> _Task goal_: Of the lines in these entries, how many contain the string "seaborn"? Give the number and nothing else.

> _Records supplied_:
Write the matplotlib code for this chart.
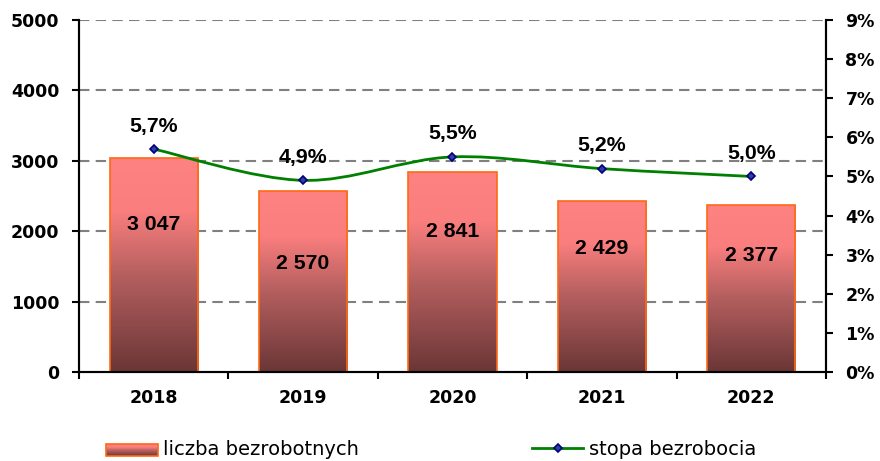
import numpy as np
import matplotlib
matplotlib.use("Agg")
import matplotlib.pyplot as plt
from matplotlib.path import Path
from matplotlib.patches import PathPatch, Patch, Rectangle
from matplotlib.lines import Line2D
from matplotlib.colors import LinearSegmentedColormap
from matplotlib.legend_handler import HandlerBase

years = ["2018", "2019", "2020", "2021", "2022"]
unemployed = [3047, 2570, 2841, 2429, 2377]
unemployed_labels = ["3 047", "2 570", "2 841", "2 429", "2 377"]
rate = [5.7, 4.9, 5.5, 5.2, 5.0]
rate_labels = ["5,7%", "4,9%", "5,5%", "5,2%", "5,0%"]
# heights (in bar units) where the bar labels sit
label_heights = [2100, 1540, 2000, 1760, 1660]

cmap = LinearSegmentedColormap.from_list(
    "barg", [(0, "#6b3636"), (0.45, "#b55f5f"), (0.75, "#fa7e7e"), (1, "#ff8282")])


class GradientHandler(HandlerBase):
    # legend key drawn as a vertical gradient box
    def create_artists(self, legend, orig, xd, yd, width, height, fontsize, trans):
        arts = []
        n = 12
        for i in range(n):
            arts.append(Rectangle((xd, yd + height * i / n), width, height / n + 0.2,
                                  facecolor=cmap((i + 0.5) / n), edgecolor="none",
                                  transform=trans))
        arts.append(Rectangle((xd, yd), width, height, facecolor="none",
                              edgecolor="#ff6a13", lw=1.2, transform=trans))
        return arts


fig = plt.figure(figsize=(8.8, 4.61), dpi=100)
ax = fig.add_axes([0.0898, 0.193, 0.8488, 0.7636])
ax2 = ax.twinx()

x = np.arange(len(years))

# dashed grid
for g in range(1000, 5001, 1000):
    ax.axhline(g, color="#808080", lw=1.5, ls=(0, (5, 3)), zorder=0)

# gradient bars
grad = np.linspace(0, 1, 256).reshape(-1, 1)
bars = ax.bar(x, unemployed, width=0.59, facecolor="none", edgecolor="#ff6a13",
              lw=1.2, zorder=3)
for b in bars:
    x0, y0 = b.get_x(), b.get_y()
    w, h = b.get_width(), b.get_height()
    im = ax.imshow(grad, cmap=cmap, aspect="auto", origin="lower",
                   extent=[x0, x0 + w, y0, y0 + h], zorder=2)
    im.set_clip_path(b)
ax.set_xlim(-0.5, len(years) - 0.5)
ax.set_ylim(0, 5000)
ax2.set_ylim(0, 9)

for xi, lab, hy in zip(x, unemployed_labels, label_heights):
    ax.text(xi, hy, lab, ha="center", va="center", fontsize=15.3, fontweight="bold",
            family="Liberation Sans", color="black", zorder=5)

# smooth line through the rate points (Catmull-Rom -> Bezier)
pts = np.column_stack([x, rate]).astype(float)
verts = [tuple(pts[0])]
codes = [Path.MOVETO]
for i in range(len(pts) - 1):
    p0 = pts[i - 1] if i > 0 else pts[i]
    p1, p2 = pts[i], pts[i + 1]
    p3 = pts[i + 2] if i + 2 < len(pts) else pts[i + 1]
    c1 = p1 + (p2 - p0) / 6.0
    c2 = p2 - (p3 - p1) / 6.0
    verts += [tuple(c1), tuple(c2), tuple(p2)]
    codes += [Path.CURVE4] * 3
ax2.add_patch(PathPatch(Path(verts, codes), facecolor="none", edgecolor="#008000",
                        lw=2, zorder=4))
ax2.plot(x, rate, ls="none", marker="D", ms=4.5, mfc="#3040a0", mec="#000080",
         mew=1.2, zorder=5)
for xi, r, lab in zip(x, rate, rate_labels):
    ax2.annotate(lab, (xi, r), xytext=(0, 16.5), textcoords="offset points",
                 ha="center", va="center", fontsize=15.3, fontweight="bold",
                 family="Liberation Sans")

# axes styling
ax.set_yticks(range(0, 5001, 1000))
ax2.set_yticks(range(0, 10))
ax2.set_yticklabels([f"{v}%" for v in range(0, 10)])
ax.set_xticks(x)
ax.set_xticklabels(years)
ax.set_xticks(np.arange(-0.5, len(years), 1), minor=True)
ax.tick_params(axis="x", which="major", length=0, pad=12, labelsize=12.5)
ax.tick_params(axis="x", which="minor", length=5, width=1.5, direction="out")
ax.tick_params(axis="y", length=5, width=1.5, labelsize=12.5, pad=9)
ax2.tick_params(axis="y", length=5, width=1.5, labelsize=12.5, pad=9)
for lab in ax.get_xticklabels() + ax.get_yticklabels() + ax2.get_yticklabels():
    lab.set_fontweight("bold")
for a in (ax, ax2):
    a.spines["top"].set_visible(False)
    for s in ("left", "right", "bottom"):
        a.spines[s].set_linewidth(1.5)

# legends
h1 = Patch(facecolor="#a85858", edgecolor="#ff6a13", lw=1.2)
h2 = Line2D([], [], color="#008000", lw=2, marker="D", ms=4.5, mfc="#3040a0",
            mec="#000080", mew=1.2)
fig.legend([h1], ["liczba bezrobotnych"], loc="center left", bbox_to_anchor=(0.121, 0.026),
           frameon=False, fontsize=14, handlelength=2.65, handleheight=0.55,
           handletextpad=0.25, borderaxespad=0, borderpad=0,
           handler_map={Patch: GradientHandler()})
fig.legend([h2], ["stopa bezrobocia"], loc="center left", bbox_to_anchor=(0.605, 0.026),
           frameon=False, fontsize=14, handlelength=2.6, handletextpad=0.3,
           borderaxespad=0, borderpad=0)

fig.savefig("out.png", dpi=100)
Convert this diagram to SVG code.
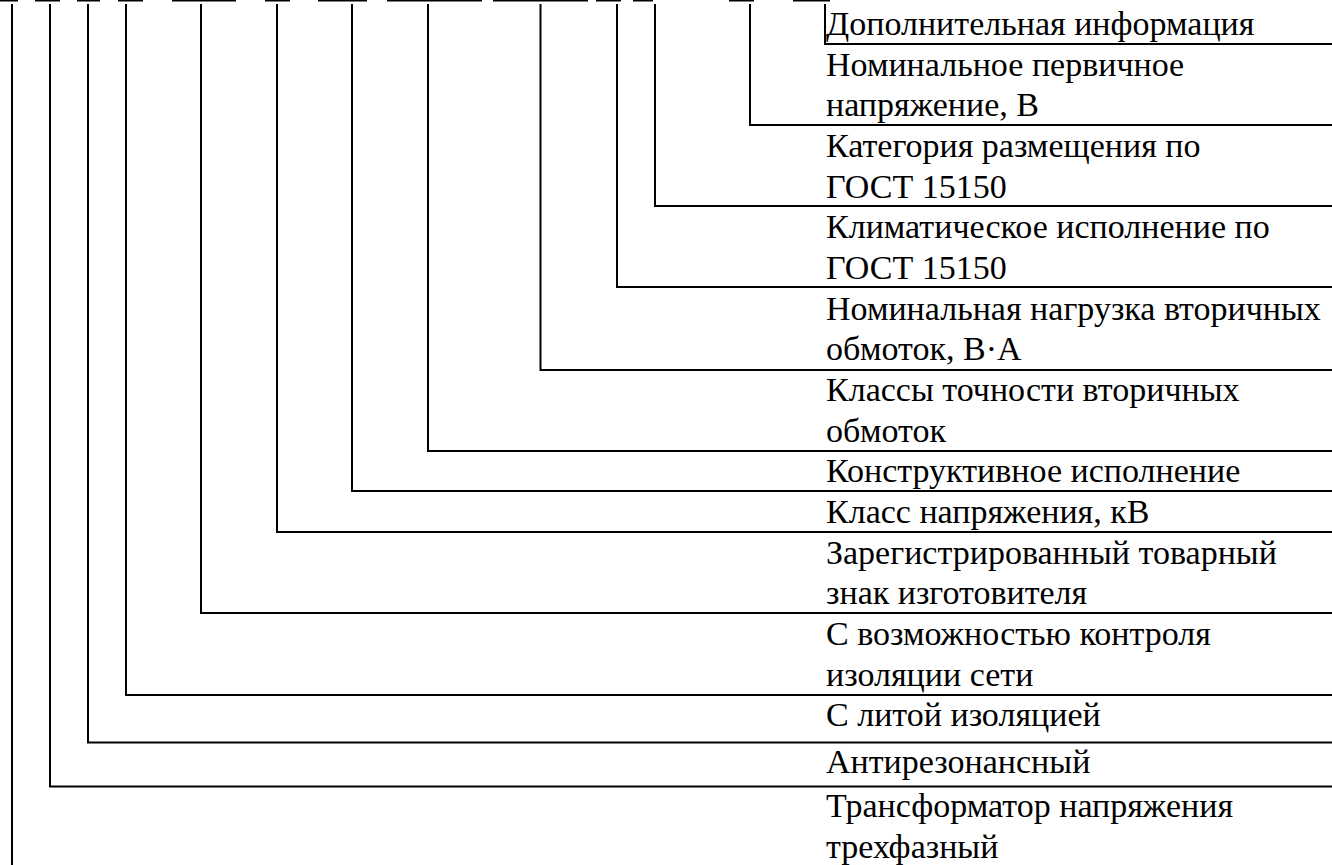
<svg xmlns="http://www.w3.org/2000/svg" width="1332" height="865" viewBox="0 0 1332 865">
<style>
.c{fill:none;stroke:#000;stroke-width:2}
.f{stroke:#000;stroke-width:1.5}
.t{font-family:"Liberation Serif","Times New Roman",serif;font-size:34px;fill:#000}
</style>
<rect width="1332" height="865" fill="#fff"/>
<g id="top-fragments">
<path class="f" d="M0 0.8H18M35 0.8H60M77 0.8H100M118 0.8H143M172 0.8H236M265 0.8H290M318 0.8H367M387 0.8H482M493 0.8H588M596 0.8H621M633 0.8H653M729 0.8H754M793 0.8H830"/>
</g>
<g id="connectors">
<path class="c" d="M825 4V44H1332"/>
<path class="c" d="M750 4V125H1332"/>
<path class="c" d="M655 4V206H1332"/>
<path class="c" d="M617 4V287H1332"/>
<path class="c" d="M540.5 4V370H1332"/>
<path class="c" d="M428 4V451H1332"/>
<path class="c" d="M352 4V491H1332"/>
<path class="c" d="M277 4V532H1332"/>
<path class="c" d="M201 4V613H1332"/>
<path class="c" d="M126 4V695H1332"/>
<path class="c" d="M88 4V742.5H1332"/>
<path class="c" d="M50 4V786.5H1332"/>
<path class="c" d="M12 4V865"/>
</g>
<g id="labels" class="t">
<g id="n1"><text x="826" y="35">Дополнительная информация</text></g>
<g id="n2"><text x="826" y="75.7">Номинальное первичное</text><text x="826" y="116.3">напряжение, В</text></g>
<g id="n3"><text x="826" y="157">Категория размещения по</text><text x="826" y="197.7">ГОСТ 15150</text></g>
<g id="n4"><text x="826" y="238.3">Климатическое исполнение по</text><text x="826" y="279">ГОСТ 15150</text></g>
<g id="n5"><text x="826" y="319.7">Номинальная нагрузка вторичных</text><text x="826" y="360.3">обмоток, В·А</text></g>
<g id="n6"><text x="826" y="401">Классы точности вторичных</text><text x="826" y="441.7">обмоток</text></g>
<g id="n7"><text x="826" y="482.3">Конструктивное исполнение</text></g>
<g id="n8"><text x="826" y="523">Класс напряжения, кВ</text></g>
<g id="n9"><text x="826" y="563.7">Зарегистрированный товарный</text><text x="826" y="604.3">знак изготовителя</text></g>
<g id="n10"><text x="826" y="645">С возможностью контроля</text><text x="826" y="685.7">изоляции сети</text></g>
<g id="n11"><text x="826" y="726.3">С литой изоляцией</text></g>
<g id="n12"><text x="826" y="773">Антирезонансный</text></g>
<g id="n13"><text x="826" y="817">Трансформатор напряжения</text><text x="826" y="858">трехфазный</text></g>
</g>
</svg>
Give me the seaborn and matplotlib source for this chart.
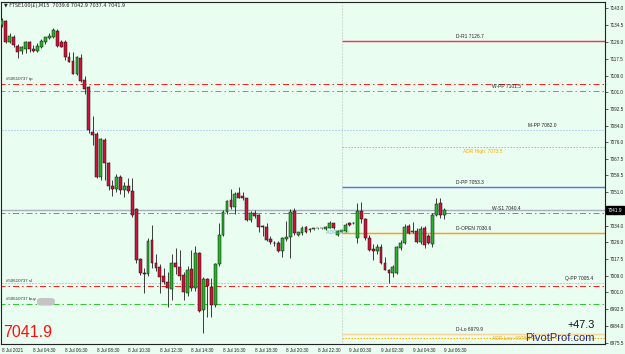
import numpy as np
import pandas as pd
import matplotlib
matplotlib.use("Agg")
import matplotlib.pyplot as plt
import matplotlib.transforms as mtransforms
from matplotlib.patches import FancyBboxPatch
import seaborn as sns

# ---------------- data ----------------
opens = [7134.5, 7136.5, 7126.2, 7128.7, 7124.2, 7121.5, 7122.5, 7125.8, 7122.5, 7121.7,
         7123.7, 7125.8, 7128.0, 7128.3, 7131.7, 7126.2, 7126.2, 7118.7, 7116.7, 7110.0,
         7117.8, 7107.0, 7103.3, 7081.2, 7080.0, 7058.7, 7077.0, 7065.5, 7054.0, 7052.5,
         7058.5, 7052.0, 7054.0, 7051.7, 7042.3, 7017.3, 7010.7, 7010.0, 7027.0, 7015.5,
         7013.7, 7009.0, 7006.2, 7002.3, 7015.6, 7013.3, 7009.5, 7000.3, 7012.3, 7002.8,
         7020.3, 6992.0, 7007.3, 7003.7, 6994.5, 7015.0, 7029.5, 7041.0, 7047.0, 7043.7,
         7050.3, 7049.0, 7047.8, 7037.0, 7040.6, 7039.5, 7033.6, 7033.7, 7027.3, 7025.5,
         7025.7, 7021.7, 7027.3, 7028.3, 7041.7, 7029.5, 7030.3, 7033.7, 7031.8, 7032.4,
         7032.8, 7032.8, 7032.6, 7033.2, 7035.3, 7029.5, 7031.2, 7031.7, 7035.7, 7035.3,
         7027.8, 7041.7, 7037.3, 7027.8, 7022.3, 7021.5, 7023.7, 7015.6, 7012.0, 7010.7,
         7010.7, 7022.8, 7025.3, 7034.0, 7031.0, 7031.7, 7026.2, 7032.8, 7029.0, 7025.0,
         7039.5, 7045.3, 7039.6]
highs = [7138.0, 7137.0, 7130.3, 7129.5, 7125.0, 7124.0, 7126.7, 7126.5, 7124.5, 7125.3,
         7127.7, 7128.7, 7130.7, 7133.0, 7132.3, 7126.8, 7126.8, 7121.0, 7121.0, 7119.0,
         7120.0, 7109.0, 7104.0, 7089.0, 7081.2, 7078.0, 7078.0, 7066.0, 7057.0, 7060.0,
         7059.5, 7056.0, 7058.0, 7057.8, 7042.8, 7018.0, 7013.0, 7027.8, 7034.5, 7020.0,
         7015.0, 7013.0, 7011.0, 7020.0, 7022.8, 7022.0, 7011.0, 7014.0, 7022.0, 7024.0,
         7021.0, 7008.5, 7008.0, 7008.0, 7015.5, 7035.3, 7042.0, 7047.2, 7052.3, 7051.0,
         7053.6, 7051.0, 7048.0, 7041.5, 7042.0, 7040.0, 7034.3, 7035.5, 7029.0, 7026.7,
         7026.5, 7028.5, 7036.7, 7042.5, 7042.8, 7031.2, 7034.0, 7034.0, 7032.8, 7032.6,
         7033.0, 7033.0, 7034.0, 7036.3, 7035.6, 7032.2, 7032.2, 7035.3, 7036.2, 7035.8,
         7045.7, 7046.2, 7038.0, 7029.5, 7025.0, 7025.2, 7025.2, 7018.7, 7012.3, 7014.5,
         7024.0, 7027.0, 7035.0, 7035.0, 7035.8, 7033.0, 7034.0, 7034.0, 7030.0, 7040.5,
         7047.8, 7047.8, 7042.9]
lows = [7133.5, 7125.5, 7125.4, 7123.5, 7117.8, 7120.0, 7120.5, 7120.8, 7120.8, 7120.8,
        7123.0, 7125.2, 7127.5, 7127.8, 7123.5, 7123.3, 7117.2, 7115.8, 7109.8, 7109.5,
        7106.0, 7100.0, 7080.5, 7074.5, 7058.0, 7057.0, 7057.0, 7052.0, 7049.0, 7051.0,
        7050.0, 7048.5, 7050.5, 7038.7, 7015.5, 7009.5, 7000.7, 7009.0, 7013.0, 7011.5,
        7000.5, 7005.0, 6993.3, 6997.0, 7010.0, 7007.0, 6997.0, 6999.0, 7001.5, 7001.5,
        6991.2, 6980.3, 6988.7, 6988.5, 6993.5, 7014.0, 7029.0, 7040.0, 7042.5, 7040.0,
        7048.0, 7047.0, 7036.5, 7036.2, 7038.0, 7031.0, 7029.0, 7026.5, 7025.0, 7024.0,
        7021.0, 7018.3, 7026.5, 7017.8, 7029.5, 7029.0, 7029.5, 7030.5, 7031.2, 7032.2,
        7032.6, 7032.6, 7032.2, 7032.8, 7032.5, 7029.0, 7030.8, 7031.2, 7034.2, 7035.0,
        7025.3, 7035.5, 7027.0, 7021.5, 7017.0, 7020.2, 7015.0, 7012.0, 7005.3, 7008.5,
        7010.0, 7022.0, 7025.0, 7030.0, 7030.5, 7025.5, 7025.0, 7023.0, 7025.0, 7023.7,
        7039.0, 7037.8, 7037.4]
closes = [7137.0, 7126.2, 7129.0, 7124.5, 7121.2, 7123.3, 7126.2, 7122.3, 7121.7, 7124.2,
          7126.5, 7128.3, 7129.0, 7132.0, 7124.0, 7123.7, 7118.7, 7116.2, 7110.0, 7118.7,
          7106.7, 7102.3, 7082.0, 7079.5, 7058.7, 7077.3, 7065.3, 7054.0, 7052.5, 7058.5,
          7052.0, 7054.0, 7051.5, 7039.5, 7017.0, 7010.7, 7010.2, 7026.6, 7015.6, 7012.8,
          7008.7, 7005.8, 7002.8, 7015.6, 7013.3, 7009.0, 7001.2, 7012.0, 7002.8, 7020.7,
          6991.7, 7007.3, 7004.0, 6994.5, 7014.8, 7029.5, 7041.2, 7046.7, 7043.3, 7049.8,
          7047.8, 7048.0, 7037.0, 7040.3, 7039.0, 7033.3, 7033.4, 7027.0, 7025.8, 7025.3,
          7021.5, 7027.8, 7028.3, 7041.2, 7030.3, 7030.8, 7033.2, 7031.2, 7032.4, 7032.4,
          7032.8, 7032.8, 7033.4, 7035.7, 7032.8, 7031.7, 7031.8, 7034.5, 7034.5, 7035.5,
          7041.7, 7037.3, 7027.8, 7022.0, 7021.5, 7023.7, 7015.3, 7012.0, 7010.3, 7013.3,
          7023.3, 7025.7, 7033.7, 7030.7, 7031.0, 7026.2, 7032.3, 7024.5, 7025.3, 7039.5,
          7045.0, 7039.5, 7041.9]

time_labels = ["8 Jul 2021", "8 Jul 04:30", "8 Jul 06:30", "8 Jul 08:30", "8 Jul 10:30",
               "8 Jul 12:30", "8 Jul 14:30", "8 Jul 16:30", "8 Jul 18:30", "8 Jul 20:30",
               "8 Jul 22:30", "9 Jul 00:30", "9 Jul 02:30", "9 Jul 04:30", "9 Jul 06:30"]
price_ticks = [7143.0, 7134.5, 7126.0, 7117.5, 7109.0, 7101.0, 7092.5, 7084.0, 7076.0,
               7067.5, 7059.5, 7051.0, 7034.0, 7026.0, 7017.5, 7009.0, 7001.0, 6992.5,
               6984.0, 6975.5]

# daily levels (drawn from the day start)
day_names = ["D-R1", "ADR High:", "D-PP", "D-OPEN", "D-Lo", "ADR Low:"]
day_values = [7126.7, 7073.5, 7053.3, 7030.6, 6979.9, 6978.0]
# longer term levels (full width)
wide_names = ["W-PP", "M-PP", "W-S1", "Q-PP"]
wide_values = [7101.5, 7082.0, 7040.4, 7005.4]
# order lines
order_names = ["#50610737 tp", "#50610737 sl", "#50610737 buy"]
order_values = [7105.0, 7004.2, 6995.2]
bid = 7041.9
title_text = "\u25bc FTSE100(\u00a3),M15  7039.6 7042.9 7037.4 7041.9"
big_price = "7041.9"
pips_text = "+47.3"
brand = "PivotProf.com"

df = pd.DataFrame({"o": opens, "h": highs, "l": lows, "c": closes})
df["i"] = np.arange(len(df))
df["up"] = df["c"] >= df["o"]

# ---------------- style ----------------
BG = "#e9fdf0"
sns.set_theme(style="white", rc={"axes.facecolor": BG, "figure.facecolor": BG})
plt.rcParams["font.family"] = ["Liberation Sans", "DejaVu Sans"]

fig = plt.figure(figsize=(6.25, 3.54), dpi=100)
L, R, B, T = 1.5 / 625, 605 / 625, 10 / 354, 352 / 354
ax = fig.add_axes([L, B, R - L, T - B])
ax.set_facecolor(BG)

XMAX = 152.7
ax.set_xlim(-0.1, XMAX)
ax.set_ylim(6975.0, 7146.0)

# ---------------- level lines ----------------
dashdot = (0, (6, 3, 1.5, 3))
dotted = (0, (1.0, 2.0))
day_start = 86
LW = 0.72
LW_SOLID = 1.05


def hline(v, x0, x1, lw=LW, **kw):
    ax.plot([x0, x1], [v, v], lw=lw, snap=True, solid_capstyle="butt",
            dash_capstyle="butt", zorder=2, **kw)


ax.plot([day_start, day_start], [6970, 7150], color="#b4c0b8", lw=LW, ls=dotted,
        snap=True, zorder=1)

day_styles = {
    "D-R1": dict(color="#ec3a5e", ls="-", lw=LW_SOLID),
    "ADR High:": dict(color="#ffb000", ls=(0, (1.5, 1.5))),
    "D-PP": dict(color="#5c74e0", ls="-", lw=LW_SOLID),
    "D-OPEN": dict(color="#ffa010", ls="-", lw=LW_SOLID),
    "D-Lo": dict(color="#f8d49c", ls="-", lw=LW_SOLID),
    "ADR Low:": dict(color="#ffb000", ls=(0, (1.5, 1.5))),
}
for n, v in zip(day_names, day_values):
    hline(v, day_start, XMAX, **day_styles[n])

wide_styles = {
    "W-PP": dict(color="#6f90f0", ls=dashdot),
    "M-PP": dict(color="#8aaae6", ls=dotted),
    "W-S1": dict(color="#3cbc3c", ls=dashdot),
    "Q-PP": dict(color="#86a8ee", ls=dotted),
}
for n, v in zip(wide_names, wide_values):
    hline(v, -1, XMAX, **wide_styles[n])

order_colors = ["#ff2020", "#ff2020", "#30c830"]
for n, v, col in zip(order_names, order_values, order_colors):
    hline(v, -1, XMAX, color=col, ls=dashdot)
    ax.text(1.0, v + 1.3, n, fontsize=3.2, color="#333333", ha="left", va="bottom", zorder=6)

hline(bid, -1, XMAX, color="#a8b2bc", ls="-", lw=LW_SOLID)

# blurred privacy box after the buy label
ax.add_patch(FancyBboxPatch((9.0, 6994.3), 4.3, 3.6, boxstyle="round,pad=0.1,rounding_size=1.2",
                            fc="#c4c4c4", ec="none", zorder=6))

# level labels
lab_pos = {"D-R1": (114.9, 1.0, "bottom"), "ADR High:": (116.7, -0.8, "top"),
           "D-PP": (114.9, 1.0, "bottom"), "D-OPEN": (114.9, 1.0, "bottom"),
           "D-Lo": (114.9, 1.2, "bottom"), "ADR Low:": (124.0, -0.4, "center"),
           "W-PP": (124.0, 0.9, "bottom"), "M-PP": (133.2, 1.0, "bottom"),
           "W-S1": (124.0, 0.9, "bottom"), "Q-PP": (142.5, 1.0, "bottom")}
for n, v in list(zip(day_names, day_values)) + list(zip(wide_names, wide_values)):
    x, dy, va = lab_pos[n]
    col = "#ffa800" if n.startswith("ADR") else "#222222"
    ax.text(x, v + dy, f"{n} {v:.1f}", fontsize=3.5, color=col, ha="left", va=va, zorder=6)

ax.text(82.0, 7032.0, "ADR Start", fontsize=3.8, color="#6cbcbc", ha="left", va="top", zorder=6)

# ---------------- candles ----------------
ax.vlines(df["i"], df["l"], df["h"], color="#1e1e1e", lw=0.6, zorder=3)
body_lo = np.minimum(df["o"], df["c"])
body_h = np.maximum(np.abs(df["c"] - df["o"]), 0.4)
colors = np.where(df["up"], "#27b327", "#cf1238")
ax.bar(df["i"], body_h, bottom=body_lo, width=0.72, color=colors,
       edgecolor="#111111", linewidth=0.35, zorder=4)

# ---------------- axes ----------------
for s in ax.spines.values():
    s.set_color("#222222")
    s.set_linewidth(0.8)
    s.set_visible(True)

ax.yaxis.tick_right()
ax.set_yticks(price_ticks)
ax.set_yticklabels([f"{v:.1f}" for v in price_ticks])
ax.set_xticks(np.arange(0, 8 * len(time_labels), 8))
ax.set_xticklabels(time_labels, ha="left")
ax.tick_params(axis="both", direction="out", length=2, width=0.5, colors="#222222",
               labelsize=3.3, pad=1.2)
ax.tick_params(axis="x", pad=1.0)
ax.grid(False)

# bid box on the price scale
trans = mtransforms.blended_transform_factory(ax.transAxes, ax.transData)
ax.text(1.004, bid, f"{bid:.1f}", transform=trans, fontsize=3.4, color="white",
        ha="left", va="center", zorder=10, clip_on=False,
        bbox=dict(boxstyle="square,pad=0.35", fc="black", ec="black"))

# title and overlay texts
ax.text(0.004, 0.996, title_text, transform=ax.transAxes, fontsize=3.5, color="#222222",
        ha="left", va="top", family=["DejaVu Sans"], zorder=10)
ax.text(0.002, 0.012, big_price, transform=ax.transAxes, fontsize=11.5, color="#ff1010",
        ha="left", va="bottom", zorder=10)
ax.text(0.983, 0.040, pips_text, transform=ax.transAxes, fontsize=7.8, color="#111111",
        ha="right", va="bottom", zorder=10)
ax.text(0.983, 0.002, brand, transform=ax.transAxes, fontsize=8, color="#1c2aa0",
        ha="right", va="bottom", zorder=10)

fig.savefig("out.png", dpi=100, facecolor=BG)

> _Exercise result_: 2